# [WRITTEN PROBLEM]
Print the material below exactly as it stands, please, from its first line to the line holding "1.62, 2.00, 2.39];", with no pictures.

>> START DATA SECTION

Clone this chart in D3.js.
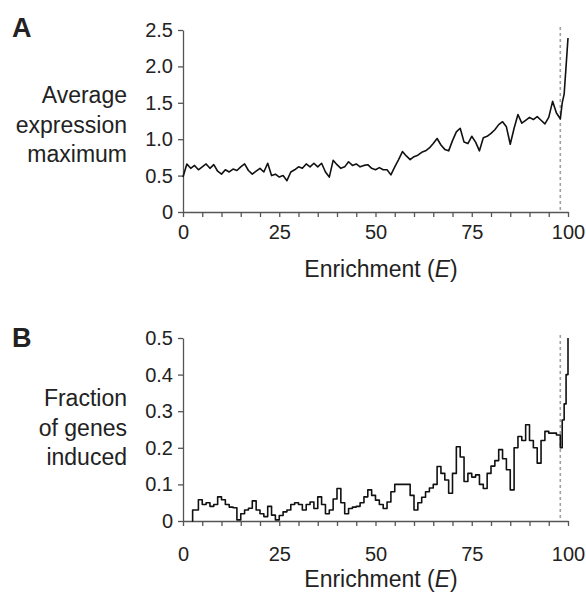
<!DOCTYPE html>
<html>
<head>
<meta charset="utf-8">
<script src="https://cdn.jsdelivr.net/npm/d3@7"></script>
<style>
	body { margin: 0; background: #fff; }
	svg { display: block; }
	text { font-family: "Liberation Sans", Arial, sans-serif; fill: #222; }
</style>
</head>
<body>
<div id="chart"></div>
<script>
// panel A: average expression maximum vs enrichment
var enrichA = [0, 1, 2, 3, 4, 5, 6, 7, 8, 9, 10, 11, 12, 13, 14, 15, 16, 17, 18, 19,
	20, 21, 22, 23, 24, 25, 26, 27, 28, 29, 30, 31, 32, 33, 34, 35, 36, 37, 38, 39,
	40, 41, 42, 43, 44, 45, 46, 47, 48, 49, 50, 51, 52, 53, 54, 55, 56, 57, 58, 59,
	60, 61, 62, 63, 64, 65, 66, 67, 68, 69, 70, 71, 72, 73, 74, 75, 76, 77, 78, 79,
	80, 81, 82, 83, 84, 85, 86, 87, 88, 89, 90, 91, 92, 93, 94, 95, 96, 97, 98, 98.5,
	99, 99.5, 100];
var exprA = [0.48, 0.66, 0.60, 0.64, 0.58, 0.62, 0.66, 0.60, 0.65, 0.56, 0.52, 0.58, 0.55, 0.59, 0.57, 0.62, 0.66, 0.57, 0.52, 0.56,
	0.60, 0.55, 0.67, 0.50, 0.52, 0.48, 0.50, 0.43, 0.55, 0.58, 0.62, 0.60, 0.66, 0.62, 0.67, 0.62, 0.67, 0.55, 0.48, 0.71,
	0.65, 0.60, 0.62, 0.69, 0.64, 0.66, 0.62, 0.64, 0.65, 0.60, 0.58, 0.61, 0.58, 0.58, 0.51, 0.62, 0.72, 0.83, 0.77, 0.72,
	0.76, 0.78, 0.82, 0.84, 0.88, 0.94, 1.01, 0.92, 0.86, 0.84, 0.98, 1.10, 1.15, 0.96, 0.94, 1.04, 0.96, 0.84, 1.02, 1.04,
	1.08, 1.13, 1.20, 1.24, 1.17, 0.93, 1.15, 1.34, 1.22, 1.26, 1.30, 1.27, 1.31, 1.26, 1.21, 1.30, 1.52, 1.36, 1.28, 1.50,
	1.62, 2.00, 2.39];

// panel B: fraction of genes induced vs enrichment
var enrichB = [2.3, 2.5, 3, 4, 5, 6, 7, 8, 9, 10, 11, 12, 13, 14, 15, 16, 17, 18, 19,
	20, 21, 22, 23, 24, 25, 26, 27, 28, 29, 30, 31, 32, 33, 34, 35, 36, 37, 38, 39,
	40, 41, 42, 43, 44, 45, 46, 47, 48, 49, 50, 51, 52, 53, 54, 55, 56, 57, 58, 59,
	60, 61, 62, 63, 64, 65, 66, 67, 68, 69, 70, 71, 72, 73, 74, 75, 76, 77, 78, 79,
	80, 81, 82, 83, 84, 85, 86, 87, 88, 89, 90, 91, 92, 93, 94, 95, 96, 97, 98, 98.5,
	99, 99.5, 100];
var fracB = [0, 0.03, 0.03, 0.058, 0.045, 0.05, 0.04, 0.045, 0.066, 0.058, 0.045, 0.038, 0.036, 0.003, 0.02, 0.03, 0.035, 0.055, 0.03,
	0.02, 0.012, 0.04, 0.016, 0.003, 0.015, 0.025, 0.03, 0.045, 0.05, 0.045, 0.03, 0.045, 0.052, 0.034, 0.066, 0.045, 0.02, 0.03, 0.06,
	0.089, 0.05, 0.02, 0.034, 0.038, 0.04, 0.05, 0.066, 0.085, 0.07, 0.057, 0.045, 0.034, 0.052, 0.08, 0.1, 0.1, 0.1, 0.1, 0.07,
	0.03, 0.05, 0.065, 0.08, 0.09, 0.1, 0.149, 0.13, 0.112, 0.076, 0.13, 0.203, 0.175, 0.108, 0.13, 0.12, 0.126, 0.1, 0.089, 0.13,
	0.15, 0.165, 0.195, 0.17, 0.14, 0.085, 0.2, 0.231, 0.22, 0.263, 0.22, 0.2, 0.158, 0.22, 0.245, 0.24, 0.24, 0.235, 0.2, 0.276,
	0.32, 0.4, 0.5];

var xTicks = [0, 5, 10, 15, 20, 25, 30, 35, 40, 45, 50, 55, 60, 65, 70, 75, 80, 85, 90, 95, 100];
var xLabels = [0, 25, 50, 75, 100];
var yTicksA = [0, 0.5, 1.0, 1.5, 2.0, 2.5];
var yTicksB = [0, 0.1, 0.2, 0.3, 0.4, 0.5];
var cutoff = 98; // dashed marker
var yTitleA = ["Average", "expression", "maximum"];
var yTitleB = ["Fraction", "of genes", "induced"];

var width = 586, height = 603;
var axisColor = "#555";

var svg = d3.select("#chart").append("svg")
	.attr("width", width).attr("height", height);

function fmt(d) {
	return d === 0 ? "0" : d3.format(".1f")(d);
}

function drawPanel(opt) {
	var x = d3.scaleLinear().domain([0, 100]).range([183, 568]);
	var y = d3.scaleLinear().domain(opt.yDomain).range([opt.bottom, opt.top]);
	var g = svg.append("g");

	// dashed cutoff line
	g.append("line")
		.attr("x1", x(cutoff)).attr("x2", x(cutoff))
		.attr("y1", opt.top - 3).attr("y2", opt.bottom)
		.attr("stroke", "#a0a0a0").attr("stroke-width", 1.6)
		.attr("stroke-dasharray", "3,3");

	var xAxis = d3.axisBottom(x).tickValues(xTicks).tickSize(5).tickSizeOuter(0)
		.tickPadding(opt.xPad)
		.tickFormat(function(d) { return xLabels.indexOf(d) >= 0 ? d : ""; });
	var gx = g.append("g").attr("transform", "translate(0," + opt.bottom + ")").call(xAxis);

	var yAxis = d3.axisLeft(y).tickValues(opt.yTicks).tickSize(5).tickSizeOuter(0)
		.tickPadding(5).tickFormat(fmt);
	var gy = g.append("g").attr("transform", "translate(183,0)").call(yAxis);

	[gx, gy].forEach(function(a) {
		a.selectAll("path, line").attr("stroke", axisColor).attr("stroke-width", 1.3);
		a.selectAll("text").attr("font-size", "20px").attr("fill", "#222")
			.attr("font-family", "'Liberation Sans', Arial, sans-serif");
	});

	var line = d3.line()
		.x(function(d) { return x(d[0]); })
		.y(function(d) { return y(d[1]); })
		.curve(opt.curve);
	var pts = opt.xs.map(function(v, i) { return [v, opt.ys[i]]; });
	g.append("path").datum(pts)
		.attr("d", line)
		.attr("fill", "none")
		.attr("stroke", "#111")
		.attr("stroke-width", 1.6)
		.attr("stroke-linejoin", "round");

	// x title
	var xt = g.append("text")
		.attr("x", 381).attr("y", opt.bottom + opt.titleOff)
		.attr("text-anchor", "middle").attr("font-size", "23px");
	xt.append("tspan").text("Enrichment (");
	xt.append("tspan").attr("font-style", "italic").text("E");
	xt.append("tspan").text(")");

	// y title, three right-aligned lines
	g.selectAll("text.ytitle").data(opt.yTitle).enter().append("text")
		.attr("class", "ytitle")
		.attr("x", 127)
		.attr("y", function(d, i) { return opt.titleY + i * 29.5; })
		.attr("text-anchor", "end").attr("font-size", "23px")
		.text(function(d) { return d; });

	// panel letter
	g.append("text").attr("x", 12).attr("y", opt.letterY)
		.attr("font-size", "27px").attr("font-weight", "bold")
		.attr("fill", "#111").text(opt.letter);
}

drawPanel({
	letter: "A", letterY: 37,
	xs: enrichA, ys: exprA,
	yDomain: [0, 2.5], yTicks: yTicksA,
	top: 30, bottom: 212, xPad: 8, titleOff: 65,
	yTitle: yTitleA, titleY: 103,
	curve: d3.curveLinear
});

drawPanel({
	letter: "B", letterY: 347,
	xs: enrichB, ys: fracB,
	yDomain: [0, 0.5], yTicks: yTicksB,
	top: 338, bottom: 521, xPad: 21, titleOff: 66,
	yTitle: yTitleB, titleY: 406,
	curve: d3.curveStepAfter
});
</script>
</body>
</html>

>> END DATA SECTION

# [OUTPUT FOR THIS TASK]
Clone this chart in D3.js.
<!DOCTYPE html>
<html>
<head>
<meta charset="utf-8">
<script src="https://cdn.jsdelivr.net/npm/d3@7"></script>
<style>
	body { margin: 0; background: #fff; }
	svg { display: block; }
	text { font-family: "Liberation Sans", Arial, sans-serif; fill: #222; }
</style>
</head>
<body>
<div id="chart"></div>
<script>
// panel A: average expression maximum vs enrichment
var enrichA = [0, 1, 2, 3, 4, 5, 6, 7, 8, 9, 10, 11, 12, 13, 14, 15, 16, 17, 18, 19,
	20, 21, 22, 23, 24, 25, 26, 27, 28, 29, 30, 31, 32, 33, 34, 35, 36, 37, 38, 39,
	40, 41, 42, 43, 44, 45, 46, 47, 48, 49, 50, 51, 52, 53, 54, 55, 56, 57, 58, 59,
	60, 61, 62, 63, 64, 65, 66, 67, 68, 69, 70, 71, 72, 73, 74, 75, 76, 77, 78, 79,
	80, 81, 82, 83, 84, 85, 86, 87, 88, 89, 90, 91, 92, 93, 94, 95, 96, 97, 98, 98.5,
	99, 99.5, 100];
var exprA = [0.48, 0.66, 0.60, 0.64, 0.58, 0.62, 0.66, 0.60, 0.65, 0.56, 0.52, 0.58, 0.55, 0.59, 0.57, 0.62, 0.66, 0.57, 0.52, 0.56,
	0.60, 0.55, 0.67, 0.50, 0.52, 0.48, 0.50, 0.43, 0.55, 0.58, 0.62, 0.60, 0.66, 0.62, 0.67, 0.62, 0.67, 0.55, 0.48, 0.71,
	0.65, 0.60, 0.62, 0.69, 0.64, 0.66, 0.62, 0.64, 0.65, 0.60, 0.58, 0.61, 0.58, 0.58, 0.51, 0.62, 0.72, 0.83, 0.77, 0.72,
	0.76, 0.78, 0.82, 0.84, 0.88, 0.94, 1.01, 0.92, 0.86, 0.84, 0.98, 1.10, 1.15, 0.96, 0.94, 1.04, 0.96, 0.84, 1.02, 1.04,
	1.08, 1.13, 1.20, 1.24, 1.17, 0.93, 1.15, 1.34, 1.22, 1.26, 1.30, 1.27, 1.31, 1.26, 1.21, 1.30, 1.52, 1.36, 1.28, 1.50,
	1.62, 2.00, 2.39];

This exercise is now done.